Llegado el momento de este defaultillo de las pensiones públicas (uno más en nuestra historia reciente, no se crean), algunos abogan por que el Estado siga respetando sus compromisos incrementando aún más los gravámenes que soportan los españoles. No tanto porque les importe demasiado que el Estado sea honrado cuanto porque lo ven como una gran oportunidad para extender sus redes sobre el conjunto de la sociedad. Al fin y al cabo, si la despensa de la Seguridad Social está vacía, nada tan sencillo como subir las cotizaciones para volverla a llenar.

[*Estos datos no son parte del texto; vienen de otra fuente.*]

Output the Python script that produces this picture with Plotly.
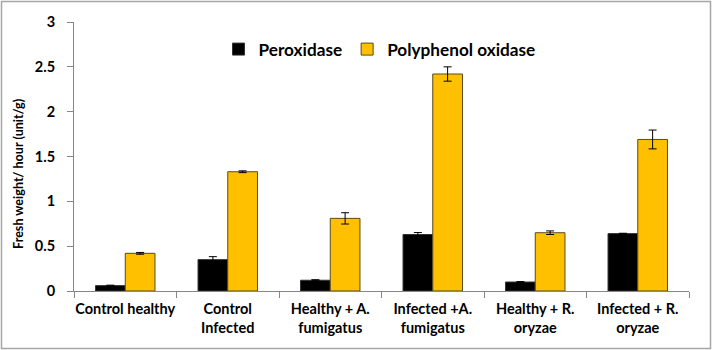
import plotly.graph_objects as go

categories = ["Control healthy", "Control<br>Infected", "Healthy + A.<br>fumigatus",
              "Infected +A.<br>fumigatus", "Healthy + R.<br>oryzae", "Infected + R.<br>oryzae"]
peroxidase = [0.06, 0.35, 0.12, 0.63, 0.10, 0.64]
peroxidase_err = [0.005, 0.033, 0.006, 0.022, 0.005, 0.004]
ppo = [0.42, 1.33, 0.81, 2.42, 0.65, 1.69]
ppo_err = [0.01, 0.01, 0.063, 0.08, 0.02, 0.105]
y_ticks = [0, 0.5, 1, 1.5, 2, 2.5, 3]
y_ticklabels = ["0", "0.5", "1", "1.5", "2", "2.5", "3"]
y_title = "Fresh weight/ hour (unit/g)"

W, H = 712, 350
ml, mr, mt, mb = 74, 23, 22, 59

fnt = dict(family="Lato, 'Open Sans', sans-serif", color="black", weight="bold")

fig = go.Figure()
fig.add_trace(go.Bar(
    name="Peroxidase", x=categories, y=peroxidase,
    marker=dict(color="black", line=dict(color="#333333", width=1)),
    error_y=dict(type="data", array=peroxidase_err, color="black", thickness=1, width=4),
))
fig.add_trace(go.Bar(
    name="Polyphenol oxidase", x=categories, y=ppo,
    marker=dict(color="#FFC000", line=dict(color="#5a4a1a", width=1)),
    error_y=dict(type="data", array=ppo_err, color="black", thickness=1, width=4),
))

pw = W - ml - mr
ph = H - mt - mb
fig.add_shape(type="rect", xref="paper", yref="paper",
              x0=(1.5 - ml) / pw, x1=(W - 1.5 - ml) / pw,
              y0=-(mb - 1.5) / ph, y1=1 + (mt - 1.5) / ph,
              line=dict(color="#a6a6a6", width=1.5), layer="above")

fig.add_annotation(text=y_title, textangle=-90, showarrow=False,
                   xref="paper", yref="paper", x=(19 - ml) / pw, y=0.435,
                   xanchor="center", yanchor="middle", font=dict(size=12.6, **fnt))

fig.update_layout(
    width=W, height=H,
    margin=dict(l=ml, r=mr, t=mt, b=mb, autoexpand=False),
    paper_bgcolor="white", plot_bgcolor="white",
    barmode="group", bargap=0.42, bargroupgap=0,
    showlegend=True,
    legend=dict(orientation="h", x=0.235, y=0.965, xanchor="left", yanchor="top",
                font=dict(size=17.2, **fnt), bgcolor="rgba(0,0,0,0)",
                itemwidth=30, tracegroupgap=0),
    xaxis=dict(showline=True, linecolor="#868686", linewidth=1,
               ticks="outside", tickson="boundaries", ticklen=6, tickcolor="#868686",
               tickfont=dict(size=14.5, **fnt), showgrid=False,
               tickangle=0, automargin=False, ticklabelstandoff=5),
    yaxis=dict(range=[0, 3], tickvals=y_ticks, ticktext=y_ticklabels,
               showline=True, linecolor="#868686", linewidth=1,
               ticks="outside", ticklen=6, tickcolor="#868686",
               tickfont=dict(size=14.5, **fnt), showgrid=False, zeroline=False,
               automargin=False, ticklabelstandoff=9),
)

fig.write_html("out.html", config={"displayModeBar": False},
               post_script="document.body.style.margin='0';document.body.style.padding='0';")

Y si bien esta mecanicista operación tributaria podría tener visos de funcionar, no está de más que dejemos constancia de sus dramáticas consecuencias sobre nuestra prosperidad presente o futura: el Estado, para lograr hacer frente a sus disparatadas promesas pasadas a nuestros pensionistas, debe ir absorbiendo porciones crecientes de la riqueza de los españoles, reduciendo progresivamente nuestra renta futura. Frente a un sistema de capitalización privado donde cada individuo construye su propio patrimonio productivo y, de este modo, financia su propia subsistencia dentro de un cada vez más rico sistema de división del trabajo, el sistema público de reparto funciona esquilmando los patrimonios productivos de todos los agentes, volviéndolos cada vez menos autosuficientes y disolviendo las redes de colaboración espontánea que caracterizan la división del trabajo.

Es decir, más consumo y menos inversión; más dependencia de la Seguridad Social y menos autonomía financiera; más trabajo y menores pensiones; más estancamiento y menos desarrollo; más pobreza y menos prosperidad. O lo que es lo mismo, más Estado y menos mercado.